Desde agosto de 1974, num lugar contíguo à Câmara Municipal, corta-se cabelo e faz-se a barba aos muitos homens abrantinos e da região. As mãos profissionais pertencem a Manuel Lopes Serras, que hoje tem 80 anos, mas continua a trabalhar.
Os métodos e os utensílios tradicionais continuam a ser a sua imagem de marca e os dias continuam a contar com alguns clientes fidelizados.
Mas nem sempre a vida de Manuel Serras foi dedicada à sua barbearia, muito aconteceu antes…
É natural de Seda, no Alentejo. Nasceu no seio de uma família com poucos recursos económicos e muito numerosa.
“Nasci em Seda porque a minha mãe era de lá, mas o meu pai é que era natural de Mouriscas, de modo que acabámos por vir todos para Mouriscas.

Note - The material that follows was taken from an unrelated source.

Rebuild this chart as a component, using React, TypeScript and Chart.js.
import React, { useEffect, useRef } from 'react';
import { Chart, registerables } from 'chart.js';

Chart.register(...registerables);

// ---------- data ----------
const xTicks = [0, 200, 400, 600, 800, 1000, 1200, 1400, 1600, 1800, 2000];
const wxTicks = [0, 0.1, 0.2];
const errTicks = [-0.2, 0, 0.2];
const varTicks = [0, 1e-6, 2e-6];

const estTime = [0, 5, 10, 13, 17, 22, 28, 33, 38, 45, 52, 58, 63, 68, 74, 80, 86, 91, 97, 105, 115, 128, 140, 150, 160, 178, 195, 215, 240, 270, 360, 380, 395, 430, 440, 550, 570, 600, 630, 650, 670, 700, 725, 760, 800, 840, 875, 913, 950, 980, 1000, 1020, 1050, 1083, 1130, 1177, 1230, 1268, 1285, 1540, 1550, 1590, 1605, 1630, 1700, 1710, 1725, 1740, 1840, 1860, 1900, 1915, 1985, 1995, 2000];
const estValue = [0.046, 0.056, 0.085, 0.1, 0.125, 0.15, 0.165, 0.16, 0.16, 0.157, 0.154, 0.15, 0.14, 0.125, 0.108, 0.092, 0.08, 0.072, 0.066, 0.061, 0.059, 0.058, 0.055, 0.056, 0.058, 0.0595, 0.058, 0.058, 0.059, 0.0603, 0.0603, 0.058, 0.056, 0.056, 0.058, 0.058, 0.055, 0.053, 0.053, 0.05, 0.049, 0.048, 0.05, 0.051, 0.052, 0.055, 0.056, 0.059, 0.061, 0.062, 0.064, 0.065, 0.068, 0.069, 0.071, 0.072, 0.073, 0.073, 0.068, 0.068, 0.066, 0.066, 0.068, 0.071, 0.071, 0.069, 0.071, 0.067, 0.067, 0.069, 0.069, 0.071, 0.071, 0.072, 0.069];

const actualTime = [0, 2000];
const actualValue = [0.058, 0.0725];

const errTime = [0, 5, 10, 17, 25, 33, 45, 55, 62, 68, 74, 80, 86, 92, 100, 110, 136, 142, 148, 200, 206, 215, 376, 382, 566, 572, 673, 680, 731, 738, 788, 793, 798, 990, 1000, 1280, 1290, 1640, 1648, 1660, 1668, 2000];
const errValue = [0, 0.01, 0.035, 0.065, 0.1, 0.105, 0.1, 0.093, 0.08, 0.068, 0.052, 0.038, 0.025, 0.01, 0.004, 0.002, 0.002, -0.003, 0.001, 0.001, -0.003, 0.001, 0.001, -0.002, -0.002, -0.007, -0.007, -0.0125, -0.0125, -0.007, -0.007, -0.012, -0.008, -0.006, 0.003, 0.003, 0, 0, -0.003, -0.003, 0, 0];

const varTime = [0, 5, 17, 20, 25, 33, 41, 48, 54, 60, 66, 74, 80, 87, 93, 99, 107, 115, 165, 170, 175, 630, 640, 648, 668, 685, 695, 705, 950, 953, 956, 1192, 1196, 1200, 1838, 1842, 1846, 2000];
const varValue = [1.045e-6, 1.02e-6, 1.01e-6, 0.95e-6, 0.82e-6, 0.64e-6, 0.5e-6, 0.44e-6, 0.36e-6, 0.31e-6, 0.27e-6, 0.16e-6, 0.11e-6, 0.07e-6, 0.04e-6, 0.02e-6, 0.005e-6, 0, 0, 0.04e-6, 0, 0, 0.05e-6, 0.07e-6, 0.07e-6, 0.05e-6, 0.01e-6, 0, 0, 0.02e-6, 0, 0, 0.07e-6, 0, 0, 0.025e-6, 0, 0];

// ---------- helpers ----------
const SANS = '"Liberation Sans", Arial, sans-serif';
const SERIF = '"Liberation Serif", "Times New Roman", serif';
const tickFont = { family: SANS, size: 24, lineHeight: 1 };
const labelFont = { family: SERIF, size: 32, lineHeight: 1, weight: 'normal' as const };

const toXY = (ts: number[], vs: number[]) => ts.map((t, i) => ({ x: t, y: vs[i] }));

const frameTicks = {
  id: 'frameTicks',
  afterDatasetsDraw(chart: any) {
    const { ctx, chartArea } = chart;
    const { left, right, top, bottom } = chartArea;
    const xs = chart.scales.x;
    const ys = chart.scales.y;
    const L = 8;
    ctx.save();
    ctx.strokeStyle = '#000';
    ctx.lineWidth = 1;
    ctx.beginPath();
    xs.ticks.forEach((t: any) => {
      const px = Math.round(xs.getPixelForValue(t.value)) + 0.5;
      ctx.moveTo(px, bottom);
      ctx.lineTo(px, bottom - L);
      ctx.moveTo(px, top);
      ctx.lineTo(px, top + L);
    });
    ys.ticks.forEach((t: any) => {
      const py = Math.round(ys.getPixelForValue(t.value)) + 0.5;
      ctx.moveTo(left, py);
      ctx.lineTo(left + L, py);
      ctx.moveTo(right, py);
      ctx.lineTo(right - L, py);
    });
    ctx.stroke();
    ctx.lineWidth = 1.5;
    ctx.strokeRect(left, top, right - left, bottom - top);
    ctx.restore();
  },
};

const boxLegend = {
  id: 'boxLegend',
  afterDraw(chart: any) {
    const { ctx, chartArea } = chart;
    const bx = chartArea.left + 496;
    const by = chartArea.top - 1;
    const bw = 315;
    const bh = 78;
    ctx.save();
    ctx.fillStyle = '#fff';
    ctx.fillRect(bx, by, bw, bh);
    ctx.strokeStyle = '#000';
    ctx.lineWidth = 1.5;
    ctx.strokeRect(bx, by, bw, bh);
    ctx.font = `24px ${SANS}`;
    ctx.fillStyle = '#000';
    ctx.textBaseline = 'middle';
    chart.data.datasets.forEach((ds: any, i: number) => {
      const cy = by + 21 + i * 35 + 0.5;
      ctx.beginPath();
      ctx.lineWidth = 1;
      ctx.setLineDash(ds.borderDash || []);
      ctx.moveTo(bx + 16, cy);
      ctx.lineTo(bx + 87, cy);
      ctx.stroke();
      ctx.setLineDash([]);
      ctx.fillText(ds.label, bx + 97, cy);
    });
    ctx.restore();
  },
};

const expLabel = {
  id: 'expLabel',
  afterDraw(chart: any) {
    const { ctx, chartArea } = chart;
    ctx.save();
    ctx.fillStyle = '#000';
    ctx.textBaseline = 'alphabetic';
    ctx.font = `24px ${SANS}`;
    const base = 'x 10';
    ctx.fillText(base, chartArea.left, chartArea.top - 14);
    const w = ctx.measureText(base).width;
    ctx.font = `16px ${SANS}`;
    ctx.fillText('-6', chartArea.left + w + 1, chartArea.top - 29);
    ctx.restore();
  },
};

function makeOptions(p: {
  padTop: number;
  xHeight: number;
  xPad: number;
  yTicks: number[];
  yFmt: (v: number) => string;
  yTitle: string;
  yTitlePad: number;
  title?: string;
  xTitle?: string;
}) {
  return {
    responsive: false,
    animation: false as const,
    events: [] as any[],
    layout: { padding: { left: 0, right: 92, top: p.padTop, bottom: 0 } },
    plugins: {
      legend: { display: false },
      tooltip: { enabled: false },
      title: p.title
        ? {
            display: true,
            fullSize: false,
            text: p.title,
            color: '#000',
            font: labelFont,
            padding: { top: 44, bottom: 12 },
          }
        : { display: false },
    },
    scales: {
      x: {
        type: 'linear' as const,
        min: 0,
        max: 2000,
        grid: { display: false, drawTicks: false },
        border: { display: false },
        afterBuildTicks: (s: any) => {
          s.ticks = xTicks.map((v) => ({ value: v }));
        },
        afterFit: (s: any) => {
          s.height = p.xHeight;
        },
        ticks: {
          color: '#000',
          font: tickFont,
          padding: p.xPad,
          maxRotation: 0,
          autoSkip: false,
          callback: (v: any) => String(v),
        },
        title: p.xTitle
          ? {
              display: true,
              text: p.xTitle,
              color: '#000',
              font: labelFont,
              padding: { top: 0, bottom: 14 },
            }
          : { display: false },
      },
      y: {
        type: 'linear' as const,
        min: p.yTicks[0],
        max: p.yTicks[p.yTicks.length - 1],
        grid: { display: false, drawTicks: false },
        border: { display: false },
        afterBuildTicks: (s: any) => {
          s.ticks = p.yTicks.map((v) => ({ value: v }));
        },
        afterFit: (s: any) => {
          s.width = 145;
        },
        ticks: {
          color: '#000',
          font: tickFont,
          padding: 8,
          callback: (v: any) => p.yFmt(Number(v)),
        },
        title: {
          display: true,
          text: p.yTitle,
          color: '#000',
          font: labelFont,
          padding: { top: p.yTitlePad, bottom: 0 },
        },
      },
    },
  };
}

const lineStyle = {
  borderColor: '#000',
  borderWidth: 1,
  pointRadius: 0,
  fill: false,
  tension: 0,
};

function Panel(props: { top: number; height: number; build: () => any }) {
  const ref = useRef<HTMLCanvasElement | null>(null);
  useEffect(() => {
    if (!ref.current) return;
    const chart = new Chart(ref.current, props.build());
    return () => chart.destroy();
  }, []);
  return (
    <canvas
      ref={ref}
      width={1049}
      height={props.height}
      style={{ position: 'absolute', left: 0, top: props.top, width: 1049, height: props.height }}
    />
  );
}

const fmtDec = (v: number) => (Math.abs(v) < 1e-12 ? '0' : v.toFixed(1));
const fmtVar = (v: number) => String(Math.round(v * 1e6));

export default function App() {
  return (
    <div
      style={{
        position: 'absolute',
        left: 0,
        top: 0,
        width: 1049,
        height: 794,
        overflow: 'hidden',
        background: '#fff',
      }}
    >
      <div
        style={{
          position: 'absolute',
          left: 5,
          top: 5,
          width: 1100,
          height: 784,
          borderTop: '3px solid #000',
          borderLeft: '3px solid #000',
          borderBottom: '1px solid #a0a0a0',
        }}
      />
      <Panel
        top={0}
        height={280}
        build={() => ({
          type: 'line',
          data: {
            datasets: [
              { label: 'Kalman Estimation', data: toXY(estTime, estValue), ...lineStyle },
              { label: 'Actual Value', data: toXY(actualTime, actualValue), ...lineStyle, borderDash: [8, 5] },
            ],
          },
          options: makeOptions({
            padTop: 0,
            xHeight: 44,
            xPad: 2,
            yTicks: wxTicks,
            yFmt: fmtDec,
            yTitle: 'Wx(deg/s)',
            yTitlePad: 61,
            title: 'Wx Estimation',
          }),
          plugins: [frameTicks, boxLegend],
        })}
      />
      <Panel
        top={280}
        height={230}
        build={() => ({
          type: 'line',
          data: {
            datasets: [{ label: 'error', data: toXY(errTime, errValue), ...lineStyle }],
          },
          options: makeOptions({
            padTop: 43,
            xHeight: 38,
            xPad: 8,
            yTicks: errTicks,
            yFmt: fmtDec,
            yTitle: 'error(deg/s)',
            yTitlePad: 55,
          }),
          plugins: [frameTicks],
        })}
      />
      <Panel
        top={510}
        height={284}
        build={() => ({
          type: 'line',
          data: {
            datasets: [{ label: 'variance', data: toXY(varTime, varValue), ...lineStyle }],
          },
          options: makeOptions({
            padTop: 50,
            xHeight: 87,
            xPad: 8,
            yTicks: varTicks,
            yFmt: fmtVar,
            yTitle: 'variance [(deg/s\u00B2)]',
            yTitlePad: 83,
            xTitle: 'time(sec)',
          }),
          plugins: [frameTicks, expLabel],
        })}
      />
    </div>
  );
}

Foi nas Mouriscas que fiz a escola e os primeiros trabalhos. O meu pai foi à procura de trabalho para Moçambique e deixou a minha mãe grávida, e com seis filhos. Como era o irmão mais velho, era eu que tinha a responsabilidade de ajudar no sustento da casa”, recorda.
“Naquele tempo é que a vida custava, hoje o pessoal novo não faz ideia do que é o racionamento. No tempo do Salazar era da seguinte forma: se trabalhavas comias, se não trabalhavas não comias. Nós queríamos pão e não havia. Com 9 anos, fui a pé de Mouriscas a Alvega, buscar 7 quilos de pão para toda a semana. Com 14 anos já trabalhava para ajudar a família e era chamado para fazer um pouco de tudo: para fazer uma capoeira, regar uma horta, tinha jeito para fazer um pouco de tudo, mas o dinheiro era escasso, regava uma horta pagavam-me com uma cesta de batatas e era assim”, conta.
Da primeira vez que vez que veio trabalhar para Abrantes foi para uma pensão e uma taberna, acabou por ficar durante um ano. Mais tarde, Manuel Serras acabou por ir para a ceifa para Elvas e foi lá que celebrou os seus17 anos.
“Dormi durante 38 dias no chão”
“Dormi durante 38 dias no chão, só tinha uma manta que servia para cobrir o chão e para me tapar… Quando regressei fui aprender a profissão de barbeiro nas Mouriscas. A minha família queria que fosse para Lisboa aprender a ser mecânico, mas eu sempre tive a tendência para a barbearia e assim foi, ingressei numa barbearia perto da minha porta, do senhor Afonso Filipe”, explica.
“Mais tarde, vim para Alferrarede para um cabeleiro, do senhor João Martins, fiquei durante nove anos, mas chateei-me porque até as gorjetas ele me roubava… Quando decidi abrir um espaço, tinha de juntar algum dinheiro, então regressei à cidade e fui embalsamar bichos para o Sr. Corvelo”, refere.
Quando chega ao espaço onde ainda hoje está, encontrou-o salitroso, já tinha sido uma leitaria e uma casa de frutas.
“A casa era muito salitrosa, tive de isolar o espaço todo. Está aqui muito trabalho, pois tive de adaptar e melhorar tudo. Comecei a pagar 240 escudos, todos pensavam que eu não era capaz, naquele tempo era muito dinheiro, mas calculei o trabalho e percebi que ia dar. E consegui! Também estava novo e trabalhava todo o dia”, recorda.
Em abril de 1974, iniciou as obras e depois abriu oficialmente em agosto do mesmo ano.
“Desde agosto de 74 nunca mais saí daqui, também o que é que eu vou fazer? Quando abri o espaço tinha muita gente, veio a clientela toda atrás de mim, estava sempre cheio. Hoje já não é bem assim, há dias em que não se faz quase nada”, lamenta.
“Trabalho sozinho. Já tive cá a aprender o meu filho e um outro rapaz que teve muito medo de utilizar as navalhas (risos). Vai aparecendo rapaziada nova, mas as cabeleireiras é que têm fama agora, apesar de surgir ainda muita barba para fazer e às vezes uns cortes da moda”, afirma.
“Eu gosto de fazer cortes atléticos, com diplomacia (risos). Faço cortes e a barba da forma antiga, como aprendi. Antigamente, haviam as navalhas de afiar, hoje já utilizo as lâminas, uma para cada cliente. Utilizo alguns utensílios antigos, o limpa navalhas que já não se fabrica. As cadeiras também são bastante antigas, trouxe da barbearia de Alferrarede e o negócio vai andando, uns dias melhores, outros piores”.
Com um horário das 9h00 às 19h00, Manuel Serras afirma que vai trabalhar até poder.